Connecting Columbia Union Seventh-day Adventists

Kettering College Collaborates with Kettering Medical Center, Local EMS and Law Enforcement for Mass Casualty Emergency Exercise

Story by Lauren Brooks

On Sunday, May 21, Kettering College and Kettering Medical Center participated in a full-scale mass casualty emergency preparedness exercise.

The exercise used intentional simulations to assess emergency procedures and medical responses to a mass casualty incident involving elements of terrorism and an active shooter incident. This simulation included mock wounds and sound effects to create a more realistic setting, and it was one of the largest exercises of this kind in the Dayton area.

“This was an outstanding collaborative effort, with Kettering College students, faculty and staff working alongside hospital personnel, as well as police, fire and rescue professionals,” said Nate Brandstater, president of Kettering College. “We, at the college, gained valuable insights into our systems and capabilities, which we will use to ensure the safety of our community and our readiness to respond in a crisis.”
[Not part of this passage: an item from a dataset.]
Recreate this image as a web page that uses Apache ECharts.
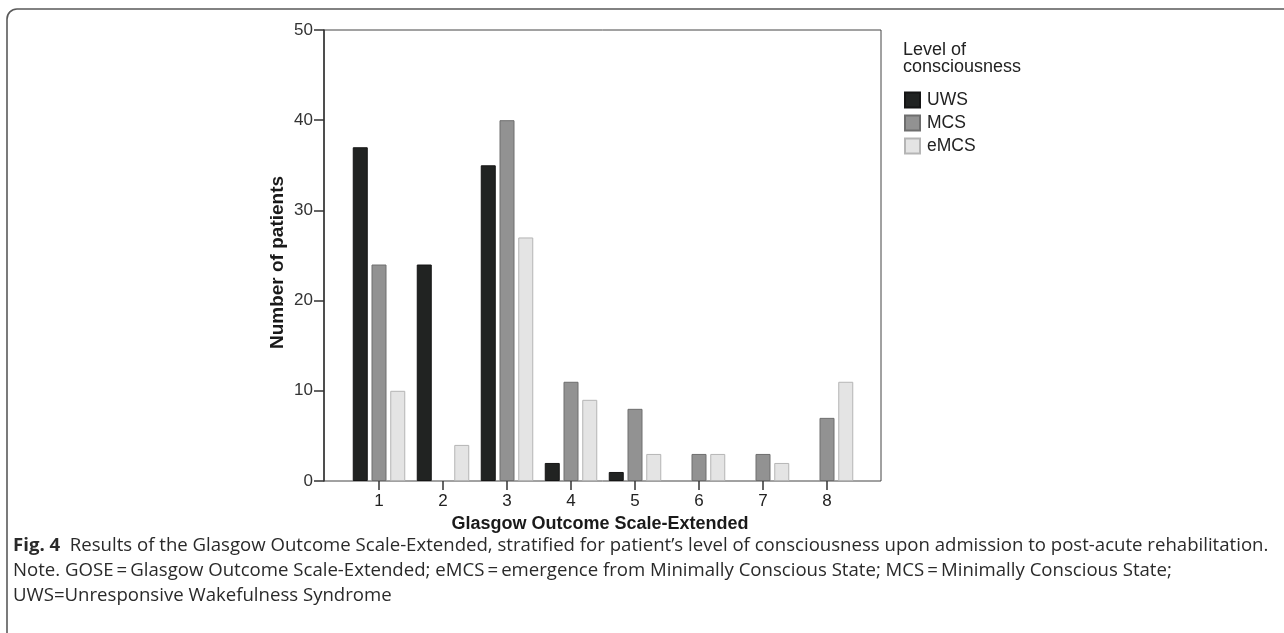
<!DOCTYPE html>
<html>
<head>
<meta charset="utf-8">
<script src="https://cdn.jsdelivr.net/npm/echarts@6/dist/echarts.min.js"></script>
<style>
  html, body { margin: 0; padding: 0; background: #fff; }
  #chart { width: 1284px; height: 633px; }
</style>
</head>
<body>
<div id="chart"></div>
<script>
const categories = ['1', '2', '3', '4', '5', '6', '7', '8'];
const seriesNames = ['UWS', 'MCS', 'eMCS'];
const uws  = [37, 24, 35, 2, 1, 0, 0, 0];
const mcs  = [24, 0, 40, 11, 8, 3, 3, 7];
const emcs = [10, 4, 27, 9, 3, 3, 2, 11];
const yTicks = [0, 10, 20, 30, 40, 50];

const seriesValues = [uws, mcs, emcs];
const fills = ['#212322', '#929292', '#e4e4e4'];
const borders = ['#151515', '#6e6e6e', '#b5b5b5'];

const chart = echarts.init(document.getElementById('chart'), null, { renderer: 'canvas' });

const labelFont = 'Liberation Sans, Arial, sans-serif';
const captionFont = 'Open Sans, Noto Sans, sans-serif';

const option = {
  animation: false,
  backgroundColor: '#ffffff',
  graphic: [{
    type: 'rect',
    shape: { x: 7, y: 9, width: 1400, height: 800, r: 10 },
    style: { fill: 'none', stroke: '#5a5a5a', lineWidth: 1.6 },
    silent: true
  }],
  title: [{
    text: 'Level of\nconsciousness',
    left: 903, top: 42, padding: 0,
    textStyle: { fontFamily: labelFont, fontSize: 18, fontWeight: 'normal', color: '#222', lineHeight: 17 }
  }, {
    text: '{b|Fig. 4}  Results of the Glasgow Outcome Scale-Extended, stratified for patient\u2019s level of consciousness upon admission to post-acute rehabilitation.\nNote. GOSE\u2009=\u2009Glasgow Outcome Scale-Extended; eMCS\u2009=\u2009emergence from Minimally Conscious State; MCS\u2009=\u2009Minimally Conscious State;\nUWS=Unresponsive Wakefulness Syndrome',
    left: 13, top: 533, padding: 0,
    textStyle: {
      fontFamily: captionFont, fontSize: 18.6, fontWeight: 'normal', color: '#2a2a2a', lineHeight: 25,
      rich: { b: { fontFamily: captionFont, fontSize: 18.6, fontWeight: 'bold', color: '#2a2a2a', lineHeight: 25 } }
    }
  }],
  legend: {
    data: seriesNames,
    orient: 'vertical',
    left: 904, top: 91, padding: 0,
    itemWidth: 15, itemHeight: 15, itemGap: 5,
    icon: 'rect',
    textStyle: { fontFamily: labelFont, fontSize: 17.5, color: '#222', lineHeight: 15, padding: [0, 0, 0, 2] }
  },
  grid: [
    { left: 324, right: 403, top: 30, bottom: 152, show: true, borderColor: '#444', borderWidth: 1, backgroundColor: 'transparent' },
    { left: 347, right: 425, top: 30, bottom: 152 }
  ],
  xAxis: [
    { gridIndex: 0, type: 'category', data: categories, show: false },
    {
      gridIndex: 1, type: 'category', data: categories,
      axisLine: { show: false },
      axisTick: { show: true, alignWithLabel: true, length: 9, lineStyle: { color: '#333', width: 1.5 } },
      axisLabel: { fontFamily: labelFont, fontSize: 17, color: '#222', margin: 12 },
      name: 'Glasgow Outcome Scale-Extended',
      nameLocation: 'middle', nameGap: 32,
      nameTextStyle: { fontFamily: labelFont, fontSize: 18, fontWeight: 'bold', color: '#1a1a1a', padding: [0, 6, 0, 0] }
    }
  ],
  yAxis: [
    {
      gridIndex: 0, type: 'value', min: yTicks[0], max: yTicks[yTicks.length - 1], interval: 10,
      axisLine: { show: true, lineStyle: { color: '#333', width: 1.5 } },
      axisTick: { show: true, length: 10, lineStyle: { color: '#333', width: 1.5 } },
      axisLabel: { fontFamily: labelFont, fontSize: 17, color: '#333', margin: 11 },
      splitLine: { show: false },
      name: 'Number of patients',
      nameLocation: 'middle', nameGap: 37,
      nameTextStyle: { fontFamily: labelFont, fontSize: 19, fontWeight: 'bold', color: '#1a1a1a', padding: [0, 14, 0, 0] }
    },
    { gridIndex: 1, type: 'value', min: yTicks[0], max: yTicks[yTicks.length - 1], show: false }
  ],
  series: seriesNames.map((name, i) => ({
    name: name,
    type: 'bar',
    xAxisIndex: 1, yAxisIndex: 1,
    data: seriesValues[i].map(v => (v === 0 ? '-' : v)),
    barWidth: 15,
    barGap: '25%',
    itemStyle: { color: fills[i], borderColor: borders[i], borderWidth: 1 }
  }))
};

chart.setOption(option);
</script>
</body>
</html>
Each year, hospitals are required to go through this type of training. This comprehensive training was unique because of the inclusion of agencies like Kettering Police, Fire and Dispatch, other area EMS and law enforcement as well as the Greater Dayton Area Hospital Association, the Southwest Ohio Regional Trauma System, and the Dayton Metropolitan Medical Response System.

“More than 40 participating Kettering College students gained valuable insight into how healthcare professionals work with other professionals to respond to a mass casualty event,” said Brandstater.

Kettering College, the educational institution of Kettering Adventist HealthCare, wants to be prepared for these events in how it responds and communicates to students, faculty, staff, parents and residents of Kettering and the wider Dayton area. This exercise was a proactive step to ensure that students and staff are prepared for any emergency situation.

“As a victim, we were being trained on what to do in such a terrible situation, when resources are scarce and help wouldn’t be immediate,” said Morena Madden, junior nursing major, who was a wounded student participating in the exercise.  “I learned that we needed to start caring for each other right away.”